The Bible has a high view of sex in a covenant marriage between husband and wife. Hebrews 13:4 says everything about the marriage bed is pure and holy. So shame, awkwardness, or inhibitions don’t belong there. 

The Bible says to enjoy sex and dedicates an entire book, the Song of Solomon, to celebrating the sensual side of marriage — sometimes in explicit detail (Proverbs 5:18-19). 

Sex is so important to a happy marriage that the apostle Paul warns spouses not to withhold sex or use it as a bargaining chip. Sex is so holy and good that only prayer can take its place, for a short, mutually-agreed upon season (1 Corinthians 7:3-5).

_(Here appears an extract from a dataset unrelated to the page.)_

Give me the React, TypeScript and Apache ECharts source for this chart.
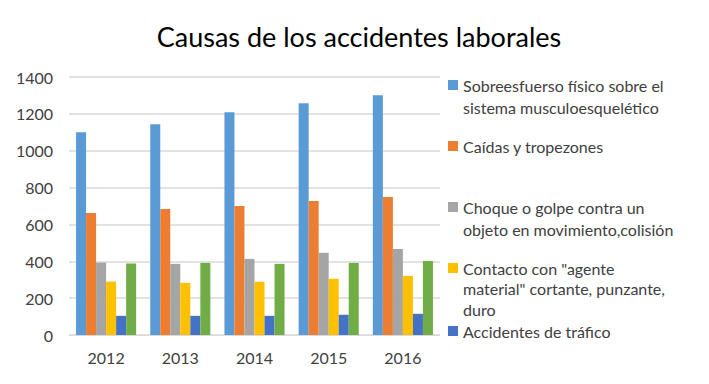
import React, { useEffect, useRef } from "react";
import * as echarts from "echarts";

const years = ["2012", "2013", "2014", "2015", "2016"];
const sobreesfuerzo = [1100, 1144, 1209, 1258, 1301];
const caidas = [662, 684, 700, 727, 749];
const choque = [393, 386, 413, 446, 467];
const contacto = [290, 283, 289, 305, 321];
const trafico = [104, 104, 104, 110, 115];
const otros = [388, 391, 386, 391, 402];

const seriesNames = [
  "Sobreesfuerso físico sobre el sistema musculoesquelético",
  "Caídas y tropezones",
  "Choque o golpe contra un objeto en movimiento,colisión",
  'Contacto con "agente material" cortante, punzante, duro',
  "Accidentes de tráfico",
  "Otros",
];
const legendLabels = [
  "Sobreesfuerso físico sobre el\nsistema musculoesquelético",
  "Caídas y tropezones",
  "Choque o golpe contra un\nobjeto en movimiento,colisión",
  'Contacto con "agente\nmaterial" cortante, punzante,\nduro',
  "Accidentes de tráfico",
];
const colors = ["#5B9BD5", "#ED7D31", "#A5A5A5", "#FFC000", "#4472C4", "#70AD47"];
const legendCenters = [85, 146, 207, 268, 331];
const legendLineHeights = [22, 22, 22, 20.5, 22];

export default function App() {
  const ref = useRef<HTMLDivElement>(null);
  useEffect(() => {
    if (!ref.current) return;
    const chart = echarts.init(ref.current, null, { renderer: "svg" });
    const values = [sobreesfuerzo, caidas, choque, contacto, trafico, otros];
    const font = "Lato, 'Noto Sans', sans-serif";
    const legends = legendLabels.map((lab, i) => {
      const lh = legendLineHeights[i];
      const lines = lab.split("\n").length;
      const prefix = " \n".repeat(lines - 1);
      return {
        show: true,
        orient: "vertical",
        left: 448,
        top: legendCenters[i] - (2 * lines - 1) * (lh / 2),
        padding: 0,
        itemWidth: 10,
        itemHeight: 10,
        itemGap: 0,
        icon: "rect",
        data: [seriesNames[i]],
        formatter: () => prefix + lab,
        textStyle: {
          fontFamily: font,
          fontSize: 16,
          color: "#404040",
          lineHeight: lh,
        },
      };
    });
    chart.setOption({
      animation: false,
      backgroundColor: "#ffffff",
      color: colors,
      title: {
        text: "Causas de los accidentes laborales",
        left: 354,
        textAlign: "center",
        top: 18,
        textStyle: { fontFamily: font, fontSize: 27, fontWeight: "normal", color: "#000000" },
      },
      legend: legends,
      grid: { left: 69, right: 269, top: 77, bottom: 49, containLabel: false },
      xAxis: {
        type: "category",
        data: years,
        axisTick: { show: false },
        axisLine: { lineStyle: { color: "#d9d9d9", width: 1 } },
        axisLabel: { fontFamily: font, fontSize: 16, color: "#404040", margin: 14 },
      },
      yAxis: {
        type: "value",
        min: 0,
        max: 1400,
        interval: 200,
        axisLine: { show: false },
        axisTick: { show: false },
        splitLine: { lineStyle: { color: "#d9d9d9", width: 1.5 } },
        axisLabel: {
          fontFamily: font,
          fontSize: 16,
          color: "#404040",
          margin: 16,
          formatter: (v: number) => String(v),
        },
      },
      series: values.map((v, i) => ({
        name: seriesNames[i],
        type: "bar",
        data: v,
        barGap: "0%",
        barCategoryGap: "19%",
        itemStyle: { color: colors[i] },
      })),
    });
    return () => chart.dispose();
  }, []);
  return <div ref={ref} style={{ width: 709, height: 384, margin: -8 }} />;
}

As with all good gifts from God, sex is under constant attack by the enemy. Whether it’s the physical demands of our schedules or nighttime routines that kill romance, sex in marriage can become an afterthought — dutiful, selfish, or lazy.

The key to great sex in a great marriage is to hold sex in high honor. God wants us to see sex as a sacred, spiritual act, a way to worship Him for the gift of your spouse. Making time for sex and learning what it takes to make sex more pleasurable for each other is the most basic way to show that it matters to God and it matters to you. 

Better sex is not an athletic feat to achieve, but a spiritual connection to be more fully expressed.

Elevating our view of sex requires open communication about each other’s expectations, likes and dislikes, discomforts, and struggles. In a culture of sexual brokenness, our attitudes and feelings toward sex are often filled with lies.

Most importantly, sex can’t be treated as separate to your marriage. The best sex is a celebration of the trust, intimacy, safety, affection, and service inside your marriage. Better sex is not an athletic feat to achieve, but a spiritual connection to be more fully expressed.

Questions for him:

  • Is your attitude toward sex more than just physical? How would your wife see that?

Questions for her:

  • What emotional barriers do you have to sex, if any? Where do those barriers come from?

Question to talk about together:

  • What’s one physical and one emotional way you can improve your sex life?